The listing below begins with the first line you should copy; stop after the line containing "rx = list(range(len(right_categories)))", and drop every picture.

--- START OF DATASET SECTION ---

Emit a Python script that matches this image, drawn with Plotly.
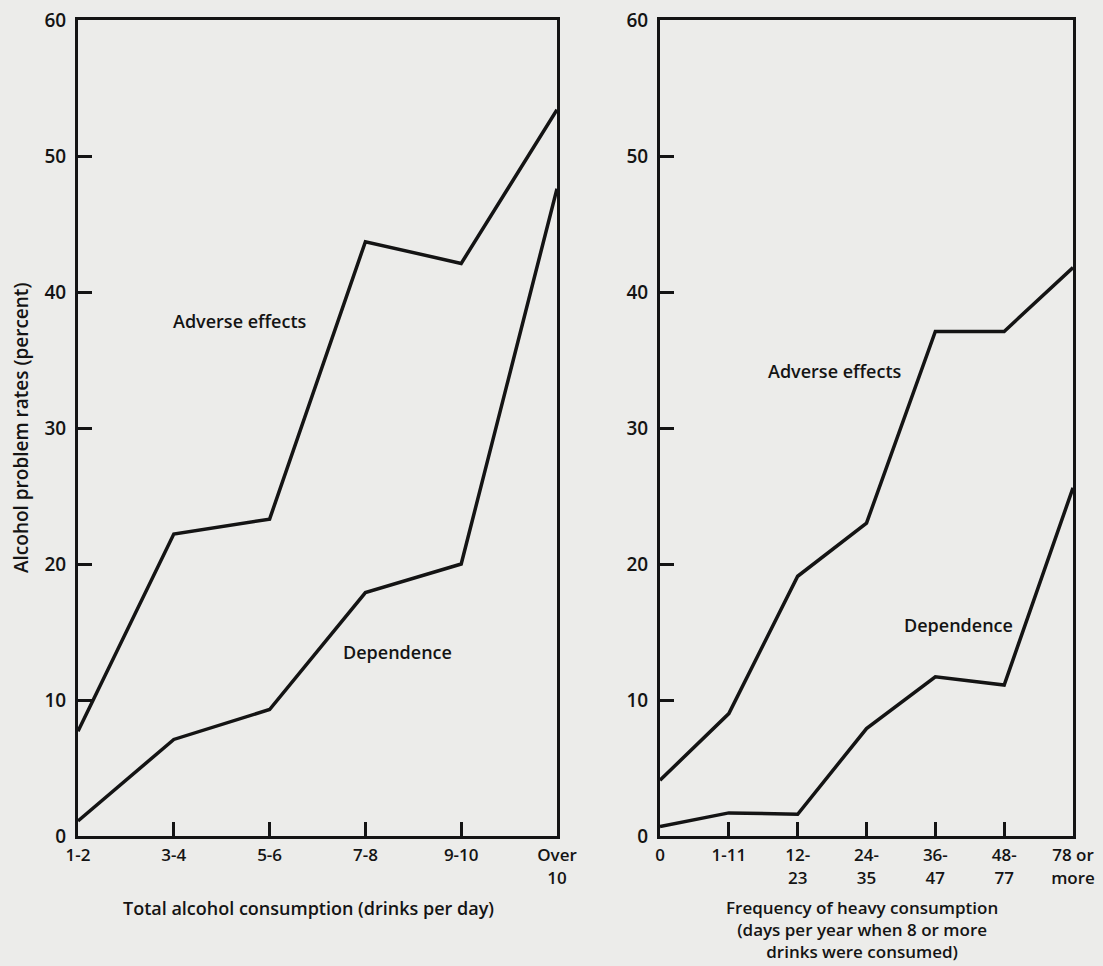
import plotly.graph_objects as go

# ---- data ----
left_categories = ["1-2", "3-4", "5-6", "7-8", "9-10", "Over<br>10"]
left_adverse = [7.7, 22.2, 23.3, 43.7, 42.1, 53.4]
left_dependence = [1.1, 7.1, 9.3, 17.9, 20.0, 47.6]

right_categories = ["0", "1-11", "12-<br>23", "24-<br>35", "36-<br>47", "48-<br>77", "78 or<br>more"]
right_adverse = [4.1, 9.0, 19.1, 23.0, 37.1, 37.1, 41.8]
right_dependence = [0.7, 1.7, 1.6, 7.9, 11.7, 11.1, 25.6]

y_ticks = [0, 10, 20, 30, 40, 50, 60]

INK = "#141414"
PAPER = "#ececea"
FONT = "Open Sans"

W, H = 1103, 966

fig = go.Figure()

lx = list(range(len(left_categories)))
rx = list(range(len(right_categories)))

for ys in (left_adverse, left_dependence):
    fig.add_trace(go.Scatter(x=lx, y=ys, mode="lines", line=dict(color=INK, width=3.5),
                             xaxis="x", yaxis="y", showlegend=False, hoverinfo="skip"))
for ys in (right_adverse, right_dependence):
    fig.add_trace(go.Scatter(x=rx, y=ys, mode="lines", line=dict(color=INK, width=3.5),
                             xaxis="x2", yaxis="y2", showlegend=False, hoverinfo="skip"))

top_px, bot_px = 20, 836
ydom = [(H - bot_px) / H, (H - top_px) / H]

axis_common = dict(showgrid=False, zeroline=False, showline=True, linecolor=INK, linewidth=3,
                   mirror=True, ticks="inside", tickcolor=INK, tickwidth=2.5, ticklen=14,
                   automargin=False)

xfont = dict(size=17, family=FONT, weight=600)
yfont = dict(size=19, family=FONT, weight=600)

fig.update_layout(
    width=W, height=H,
    margin=dict(l=0, r=0, t=0, b=0),
    paper_bgcolor=PAPER, plot_bgcolor=PAPER,
    font=dict(family=FONT, color=INK, size=18, weight=600),
    xaxis=dict(domain=[78 / W, 557 / W], range=[0, len(left_categories) - 1],
               tickvals=lx, ticktext=left_categories, anchor="y",
               tickfont=xfont, ticklabelstandoff=2, **axis_common),
    yaxis=dict(domain=ydom, range=[0, 60], tickvals=y_ticks, anchor="x",
               tickfont=yfont, ticklabelstandoff=5, **axis_common),
    xaxis2=dict(domain=[660 / W, 1073 / W], range=[0, len(right_categories) - 1],
                tickvals=rx, ticktext=right_categories, anchor="y2",
                tickfont=xfont, ticklabelstandoff=2, **axis_common),
    yaxis2=dict(domain=ydom, range=[0, 60], tickvals=y_ticks, anchor="x2",
                tickfont=yfont, ticklabelstandoff=5, **axis_common),
)

def ann(text, x, y, xref, yref, size=18, angle=0, xanchor="center"):
    fig.add_annotation(text=text, x=x, y=y, xref=xref, yref=yref, showarrow=False,
                       font=dict(size=size, family=FONT, color=INK, weight=600),
                       textangle=angle, xanchor=xanchor, yanchor="middle")

# series labels
ann("Adverse effects", 1.69, 37.9, "x", "y")
ann("Dependence", 3.34, 13.5, "x", "y")
ann("Adverse effects", 2.54, 34.2, "x2", "y2")
ann("Dependence", 4.33, 15.5, "x2", "y2")

# axis titles
ann("Alcohol problem rates (percent)", 21 / W, 1 - 428 / H, "paper", "paper", size=19, angle=-90)
ann("Total alcohol consumption (drinks per day)", 308 / W, 1 - 908 / H, "paper", "paper", size=18)
ann("Frequency of heavy consumption<br>(days per year when 8 or more<br>drinks were consumed)",
    862 / W, 1 - 929 / H, "paper", "paper", size=17)

fig.write_html("out.html", config={"displayModeBar": False},
               post_script="document.body.style.margin='0';document.body.style.background='%s';" % PAPER)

--- END OF DATASET SECTION ---

IN RESPONSE>
Emit a Python script that matches this image, drawn with Plotly.
import plotly.graph_objects as go

# ---- data ----
left_categories = ["1-2", "3-4", "5-6", "7-8", "9-10", "Over<br>10"]
left_adverse = [7.7, 22.2, 23.3, 43.7, 42.1, 53.4]
left_dependence = [1.1, 7.1, 9.3, 17.9, 20.0, 47.6]

right_categories = ["0", "1-11", "12-<br>23", "24-<br>35", "36-<br>47", "48-<br>77", "78 or<br>more"]
right_adverse = [4.1, 9.0, 19.1, 23.0, 37.1, 37.1, 41.8]
right_dependence = [0.7, 1.7, 1.6, 7.9, 11.7, 11.1, 25.6]

y_ticks = [0, 10, 20, 30, 40, 50, 60]

INK = "#141414"
PAPER = "#ececea"
FONT = "Open Sans"

W, H = 1103, 966

fig = go.Figure()

lx = list(range(len(left_categories)))
rx = list(range(len(right_categories)))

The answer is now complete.